Ostfriesland unverständlich

Über Menschen mit Auricher Migrationshintergrund

Mein Freund Klaus ist Fan von Ernest Hemingway, das war gut so, als er von seinem Urlaub aus Ostfriesland zurückkehrte, denn seine Eindrücke konnte er mit dem Romantitel "In einem andern Land" zusammenfassen. Fragen, die er hatte, beantwortete ich ihm gern. Es waren viele Fragen, denn sein Urlaubsziel war ihm unverständlich geblieben. Ob es ihm inzwischen verständlicher geworden ist, kriegen wir später.

Ostfriesland einfach dargestellt

Die meisten Menschen, die diesen Landstrich ziemlich dünn besiedeln, haben einen Auricher Migrationshintergrund. Tradition hat ein täglicher Wörterverbrauch von durchschnittlich 10 Vokabeln, von denen "Tee", "Tasse", "Kluntje" (große Zuckerstücke, die deshalb auch von Ostfriesen gefunden werden können) und Löffel die wichtigsten sind und die wortkarge Konversation bestimmen.

Sollten sich Ostfriesen begegnen, obwohl sie weit auseinander wohnen, sagt der Schnellere (wobei schnell in Ostfriesland ein relativer Begriff ist) "Moin, moin", der Langsamere "Moin". Auf die Uhrzeit kommt es dabei nicht an, in diesem Landstrich ist stets zumindest "Moin".
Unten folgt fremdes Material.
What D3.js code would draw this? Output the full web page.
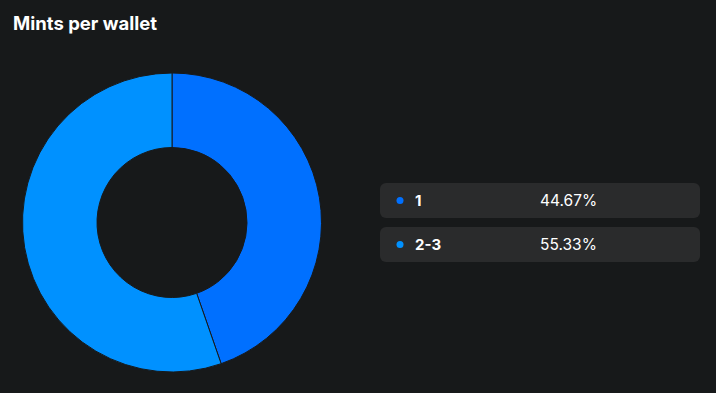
<!DOCTYPE html>
<html><head><meta charset="utf-8">
<script src="https://cdn.jsdelivr.net/npm/d3@7"></script>
<style>
html,body{margin:0;padding:0;background:#17191a;}
svg{display:block;}
</style></head><body>
<svg id="c" width="716" height="393"></svg>
<script>
const categories = ["1", "2-3"];
const values = [44.67, 55.33];
const valueLabels = ["44.67%", "55.33%"];
const colors = ["#0070ff", "#0091ff"];

const svg = d3.select("#c");
svg.append("rect").attr("width",716).attr("height",393).attr("fill","#17191a");
svg.append("text").attr("x",13).attr("y",29.5).text("Mints per wallet")
  .attr("fill","#ffffff").attr("font-family","Inter, 'Open Sans', sans-serif")
  .attr("font-weight","700").attr("font-size","18.5px");

const cx = 172, cy = 222.5, rOut = 149.5, rIn = 75;
const pie = d3.pie().sort(null).value(d => d);
const arc = d3.arc().innerRadius(rIn).outerRadius(rOut);
const color = d3.scaleOrdinal().domain(categories).range(colors);
const g = svg.append("g").attr("transform",`translate(${cx},${cy})`);
g.selectAll("path").data(pie(values)).join("path")
  .attr("d", arc).attr("fill",(d,i)=>color(categories[i]))
  .attr("stroke","#17191a").attr("stroke-width",1);

const legY = d3.scaleBand().domain(categories).range([183, 262]).paddingInner(9/44);
const leg = svg.append("g");
const items = leg.selectAll("g").data(categories).join("g")
  .attr("transform", d => `translate(380,${legY(d)})`);
items.append("rect").attr("width",320).attr("height",legY.bandwidth()).attr("rx",6)
  .attr("fill","#2a2b2c");
items.append("circle").attr("cx",20).attr("cy",legY.bandwidth()/2).attr("r",3.5)
  .attr("fill", d => color(d));
items.append("text").attr("x",35).attr("y",legY.bandwidth()/2+5).text(d=>d)
  .attr("fill","#ffffff").attr("font-family","Inter, 'Open Sans', sans-serif")
  .attr("font-weight","700").attr("font-size","15px");
items.append("text").attr("x",160).attr("y",legY.bandwidth()/2+5.5).text((d,i)=>valueLabels[i])
  .attr("fill","#ffffff").attr("font-family","Inter, 'Open Sans', sans-serif")
  .attr("font-weight","400").attr("font-size","15.5px");
</script></body></html>
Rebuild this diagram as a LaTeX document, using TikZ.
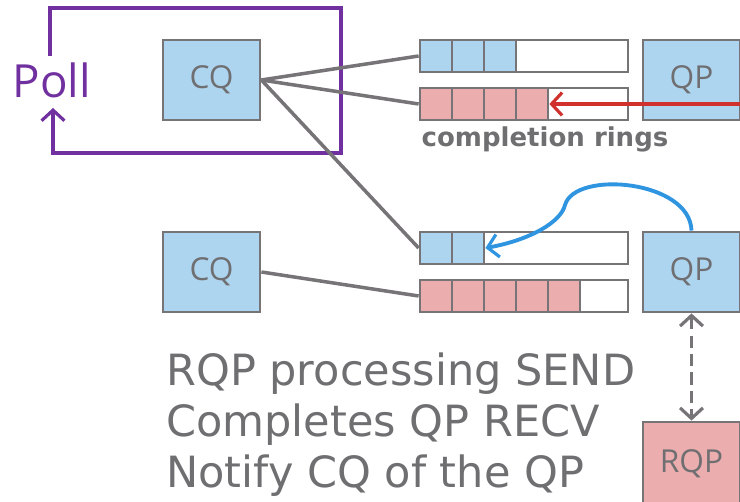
\documentclass[tikz,border=0pt]{standalone}
\usepackage{fontspec}
\setmainfont{DejaVu Sans}
\newfontfamily\labelfont{Open Sans}
\usetikzlibrary{arrows.meta}

\definecolor{qblue}{HTML}{AED5F0}
\definecolor{qpink}{HTML}{EBADAE}
\definecolor{boxgray}{HTML}{767476}
\definecolor{txtgray}{HTML}{6F6F72}
\definecolor{pollpurple}{HTML}{7030A0}
\definecolor{arrowred}{HTML}{D0312D}
\definecolor{arrowblue}{HTML}{2F95E0}

\begin{document}
\begin{tikzpicture}[x=0.02cm,y=-0.02cm,
    >={Straight Barb[length=6pt,width=13pt,line width=1.8pt]},
    box/.style={draw=boxgray,line width=1.6pt,minimum width=1.94cm,minimum height=1.6cm,
      inner sep=0pt,text=txtgray,font=\labelfont\fontsize{18}{20}\selectfont},
    ring/.style={draw=boxgray,fill=white,line width=1.6pt,minimum width=4.16cm,
      minimum height=0.64cm,inner sep=0pt},
    cell/.style={draw=boxgray,line width=1.6pt,minimum width=0.64cm,
      minimum height=0.64cm,inner sep=0pt},
    link/.style={draw=boxgray,line width=2pt}]
  \clip (0,0) rectangle (740,502);
  % poll loop
  \node[text=pollpurple,font=\labelfont\fontsize{26}{28}\selectfont] (poll) at (52,80) {Poll};
  \coordinate (pollA) at (50,56);
  \coordinate (pollB) at (53,108);
  \draw[pollpurple,line width=2.2pt,->] (pollA) |- (341,8) -- (341,153) -| (pollB);
  % completion queues
  \node[box,fill=qblue] (cqA) at (211.5,80) {CQ};
  \node[box,fill=qblue] (cqB) at (211.5,272) {CQ};
  % rings
  \node[ring] (ringA) at (524,56) {};
  \node[ring] (ringB) at (524,104) {};
  \node[ring] (ringC) at (524,248) {};
  \node[ring] (ringD) at (524,296) {};
  \foreach \i in {0,1,2}
    \node[cell,fill=qblue] (a\i) at (436+32*\i,56) {};
  \foreach \i in {0,...,3}
    \node[cell,fill=qpink] (b\i) at (436+32*\i,104) {};
  \foreach \i in {0,1}
    \node[cell,fill=qblue] (c\i) at (436+32*\i,248) {};
  \foreach \i in {0,...,4}
    \node[cell,fill=qpink] (d\i) at (436+32*\i,296) {};
  \node[text=txtgray,font=\bfseries\fontsize{14.8}{16}\selectfont] (ringlabel) at (545,139) {completion rings};
  % queue pairs
  \node[box,fill=qblue] (qpA) at (691.5,80) {QP};
  \node[box,fill=qblue] (qpB) at (691.5,272) {QP};
  \node[box,fill=qpink,minimum height=1.68cm] (rqp) at (691.5,464) {RQP};
  % links
  \draw[link] (cqA.east) -- (ringA.west);
  \draw[link] (cqA.east) -- (ringB.west);
  \draw[link] (cqA.east) -- (ringC.west);
  \draw[link] (cqB.east) -- (ringD.west);
  \coordinate (redin) at (742,104);
  \draw[arrowred,line width=2.2pt,->] (redin) -- (b3.east);
  \draw[arrowblue,line width=2.2pt,->] (qpB.north) .. controls (690,180) and (575,170) .. (565,205)
    .. controls (561,222) and (530,240) .. (c1.east);
  \draw[boxgray,line width=2pt,dash pattern=on 7pt off 3.5pt,<->]
    (qpB.south) -- (rqp.north);
  % steps
  \node[anchor=north west,align=left,text=txtgray,font=\fontsize{24.5}{29}\selectfont] (steps)
    at (160,347) {RQP processing SEND\\Completes QP RECV\\Notify CQ of the QP};
\end{tikzpicture}
\end{document}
Angemessen groß ist der Wortverbrauch eines Ostfriesen auch bei Flirts mit dem anderen Geschlecht. Als wagemutig gilt die Frage "Lust auf einen Tanztee?", die deswegen vielen Ostfriesen nicht über die Lippen kommt, bis sie den Löffel abgeben müssen (bedeutet: sterben). Die meisten Ehen werden von den Eltern angebahnt, damit dieser Landstrich nicht noch dünner besiedelt wird. Wenn die Eltern sagen "Das Mädel ist in Ordnung", weiß der durchschnittliche Ostfriese, wen er zu heiraten hat. Denn stets gilt "Geht nicht, gibt es nicht".

Auch in der Ehe halten sich Mann und Frau an die landstrich-übliche Konversations-Diät. Fragt er "Kinder?", antwortet sie entweder "Was muss, das muss" oder "Keine Zeit". Auf ihrem Weg ins Leben werden dennoch entstandene Kinder mit wichtigen Tipps wie "Töpfchen", "Aufessen", "Lernen" (gilt für die Schulzeit), "Etwas lernen" (gilt für die Ausbildung) und "eigene Wohnung suchen" fit für die Zukunft gemacht. 

Gelegentlich wird in Ostfriesland auch gefeiert. Dann steht "Jever Pilsener" auf den Tischen, dieses Bier ist so herb wie der Auricher Migrationshintergrund der Gäste. Ostfriesen, die nach einer gewissen Zeit nur noch lallen könnten, fallen nicht auf, weil sie abends auch nüchtern kaum noch sprechen würden. Bei der kurvenreichen Heimkehr kommt allen zugute, dass der Landstrich dünn besiedelt ist. Bierleichen, die morgens in den reichlich vorhandenen Gräben (Wasser führende Vertiefungen des ansonsten flachen Erdreichs) gefunden werden, werden behutsam auf den Acker gerollt, wo sie irgendwann wieder zu sich kommen.

Kommt Besuch, wird die Stube hergerichtet mit blau-weißen Deckchen, dem besten Geschirr und Keksen, die für solche Zwecke in Dosen aufbewahrt werden. Manchmal werden auch im August noch Spekulatius gereicht. Dieses Gebäck wird aus den mit Ostfriesland befreunden Niederlanden importiert. Ist der Besuch wieder gegangen, freut sich der Ostfriese, weil in der Keksdose wieder Platz für Weihnachtsgebäck ist.

Am Strand erkennt man die Ostfriesen am mitgebrachten Stövchen. Dabei handelt es sich um einen Untersatz, auf dem der Tee warmgehalten wird, was die Laune jedes Ostfriesen hebt. Bei Einbruch der Dunkelheit leuchten die Teelichter gelegentlich sogar bis nach Emden.

Dazu mein Freund Klaus

"Nun weiß ich einigermaßen, wo ich gewesen bin. Was heißt aber heel wat besünners?" "So was ähnliches wie he, wat mooi." "Verstanden", sagt Klaus.